In OkCupid’s privacy policy, the company states that it won’t share user data with any third party except for service providers, business partners, and other entities within its family of businesses.

The FTC said the third party at the basis of this lawsuit, an AI company called Clarifai, was none of those things.

“The FTC enforces the privacy promises that companies make,” Christopher Mufarrige, director of the FTC’s Bureau of Consumer Protection, said. “We will investigate, and where appropriate, take action against companies that promise to safeguard your data but fail to follow through—even if that means we have to enforce our Civil Investigative Demands in court.”

A spokesperson for OkCupid told Reuters that the practices in question are outdated and “this does not reflect how OkCupid operates today.”

As part of the settlement, OkCupid and Match are permanently prohibited from misrepresenting the extent to which they “collect, maintain, use, disclose, delete or protect any personal information,” including photos. They are also prohibited from misrepresenting the purpose for collecting data and the function of privacy controls provided to users.

The settlement did not include any monetary fines.

“There’s only so much that the FTC has the authority to do,” Cranor said. “They can do fines. They can demand changes and practices. They can require various types of audits and things like that, but there are limits to what they seem to be able to do.”

Data sharing

Among the data shared with Clarifai are user photos, location and more.

“There are many reasons why people would not want the information on data on dating websites to be shared beyond the intended audience,” Cranor said. “There are people who don’t want family members, work colleagues, bosses, to know that they’re using an online dating service, or to know the types of things that they might reveal to prospective dates. There may be people who are in the closet, who are looking for same sex partners that they don’t want that revealed.”

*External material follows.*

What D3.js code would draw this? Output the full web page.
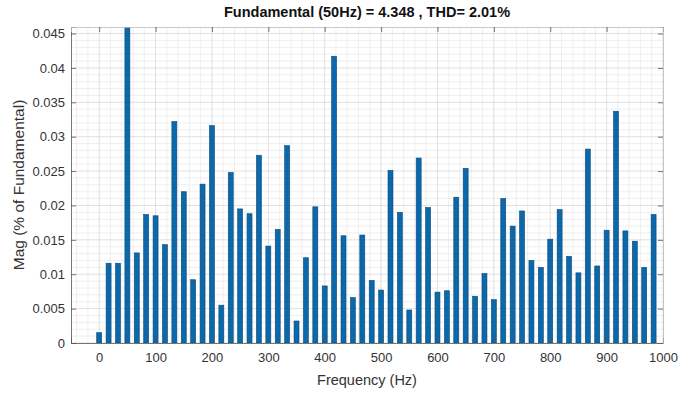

Among the many things Clarifai does is facial recognition. The company uses those tools more for businesses than consumer-facing, which allows those businesses to determine how to use that technology.

The FTC also revealed the founders of OkCupid were financial investors in Clarifai and that the two companies had no official business relationship.

Meanwhile, the FTC said those data-sharing practices have been going on since 2014, and that Match and OkCupid took extensive steps to conceal these practices and impede the investigation.

“The fact that these dating apps lied about the privacy protections, I think, is very troubling,” Cranor said. “But it’s good to see that there is now some enforcement.”

Cranor said it’s something the agency has put a stronger focus on over the last two decades.

“The problem is that they don’t have the resources to go after every last company that is brought to their attention that is doing something like this,” she added.

Part of the issue is that when it comes to data protection, there aren’t a lot of federal protections.

“Instead, we have rules that require companies not to make deceptive or false statements, and so I believe the FTC is using that authority to say, ‘Hey, you told consumers you were going to protect their data, and then you didn’t,’” Cranor said.

Other FTC issues

This latest settlement is not Match’s first run-in with the FTC. In August 2025, the Match Group agreed to settle another FTC lawsuit.

That one was over alleged deceptive advertising, cancellation and billing practices. The FTC said Match misled users about “guarantees,” made it hard for customers to cancel subscriptions and retaliated against customers who initiated failed chargebacks.

In that instance, Match agreed to pay $14 million, which the FTC plans to use to dole out to impacted consumers.